Sunday, February 6, 2011
Collegiate Words People Like To Use Only Because It Makes Them Feel Smarter
*WARNING - The following list contains terms and content that may be objectionable to some readers. The language is of an extremely audacious nature and should only be read by bearded, elbow-patches-on-my-corduroy-jacket pontificators who hold PhD's in either the Social Sciences(?) or the Liberal Arts(Huh?)...Consider yourself warned.
1) Adjunct - Attached to another but in a subordinate position. Less than. Kind of important, but not really. For example, you would be adjunct to someone who uses the word "adjunct".
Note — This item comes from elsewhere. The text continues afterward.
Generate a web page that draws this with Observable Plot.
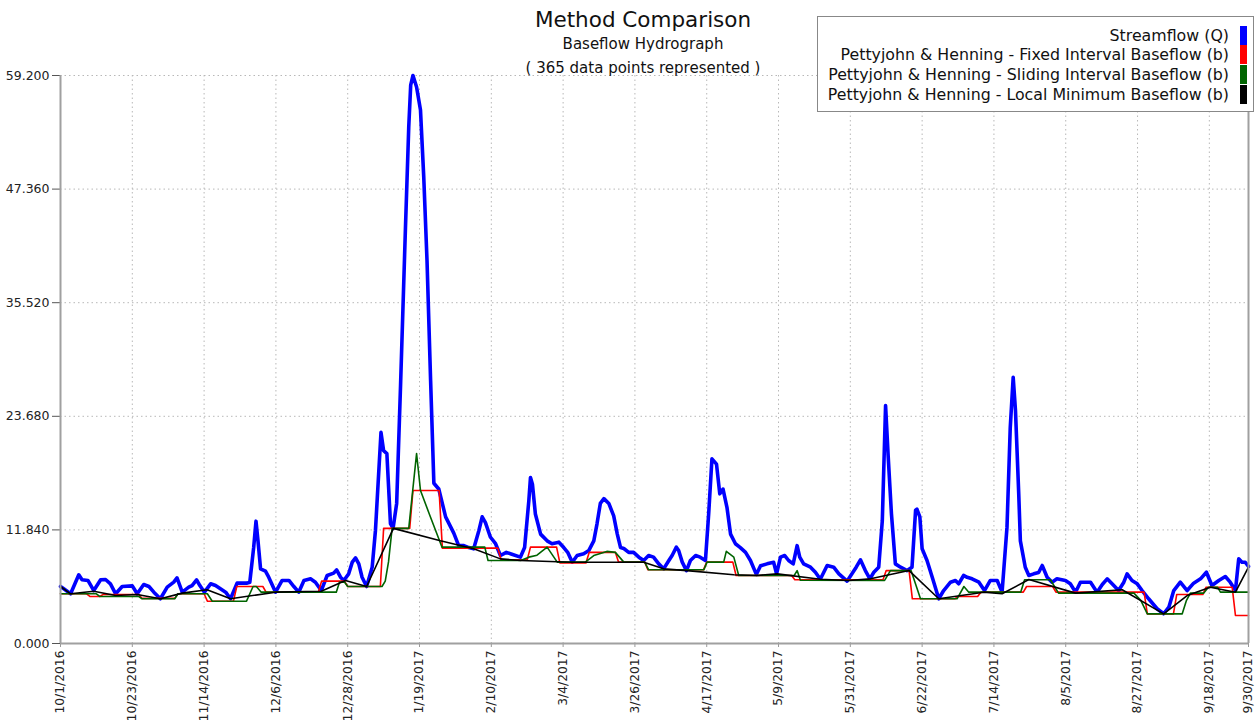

2) Syllabus - An arrogant word for "outline" or "list".
3) Cum Laude - Hey, look at me...I can say something in Greek!
4) Alumni - Greek(Arrogant) for 'Graduate'.
5) Curriculum - GREEK AGAIN!!! A pretentious word for 'classes offered'. You see, it would be remiss for one deemed academically superior to simply say, "Welcome to our college. Here is a list of the classes we offer." The idea is to initially demean and belittle, instilling the desire to apply for a $50,000.00 student loan in order to become educated by the people laying down terms like "curriculum" which you will never EVER be able to repay working at Starbucks.
6) Laureate - Another term for someone who is better than others. The higher education system is replete with terms which enable oneself to condescend.
7) Accolades - KoolAid for intellectuals.
8) Baccalaureate - 'Laureate' and then some!
9) Roster - Yet another pretentious word for 'List'. *see 'Syllabus'. This term is often borrowed by "lesser" educators such as, say, Jr. High School teachers (note that 'Roster' is only two syllables).
10) Prof - Abbreviation for 'Professor', which will quickly become quite beneath you when you run in higher academic circles.
11) Salutatorian - Almost the best. You're better than almost everyone else!
12) Valedictorian - A 'Salutatorian' and a bag of chips;)
Thank you for your patronage. Now, if you'll excuse me, I believe I shall retire to the study.